国土交通省は、整備新幹線の建設で、安定的な財源を確保する観点から、PPP(パブリック・プライベート・パートナーシップ)など民間資金の活用策も検討することにした。政務三役で構成する「整備新幹線整備問題検討会議」の初会合を15日に開き、整備新幹線の整備に関する基本方針を策定、その中に盛り込んだ。今後の事業の進め方では、既着工区間は予定通りの完成・開業を目指して着実に事業を推進する。一方、未着工区間は、費用対効果や沿線自治体の取り組みなどを検証した上で、着工の優先順位を決める考えだ。
同検討会議は、整備新幹線の整備の在り方などを検討するために設置した。前原誠司国交相を筆頭に国交省政務三役全員が参加している。
初会合で示された基本方針によると、整備新幹線の整備方式はJRが自ら建設する場合を除いて、鉄道・運輸機構が鉄道施設を建設・保有し、JRが鉄道事業を運営する「上下分離方式」を前提とする。建設財源には、まず機構の貸付料収入を充て、残る経費を国と地方公共団体が2対1の割合で負担する。加えて、PPPなどによる民間資金の活用についても検討することにした。

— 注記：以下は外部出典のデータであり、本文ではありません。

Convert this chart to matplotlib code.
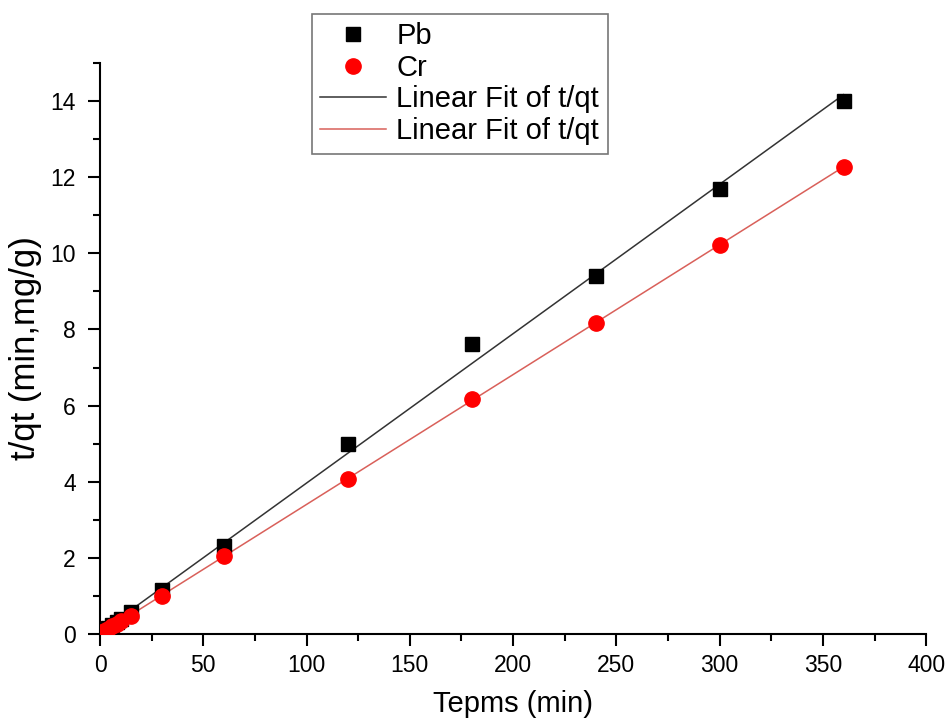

着工に当たっては、▽安定的な財源見通しの確保▽収支採算性▽投資効果▽営業主体としてのJRの同意▽並行在来線の経営分離についての沿線自治体の同意―といった基本的な条件が整っているかどうかを確認する。
当面の整備方針として、既着工区間は予定通りの完成・開業を目指して着実に整備を進める。この際、入札・契約手続きの改善により工事費の圧縮に努め、建設物価の上昇による工事費の増額に備える。
一方、未着工区間をめぐっては、費用対効果(CO2削減効果を含む)や沿線自治体の取り組みなどを十分に検証し、着工の優先順位付けを検討する構え。その上で、安定的な財源見通しの確保をはじめとした基本的な条件が確認できれば、着工につなげていく。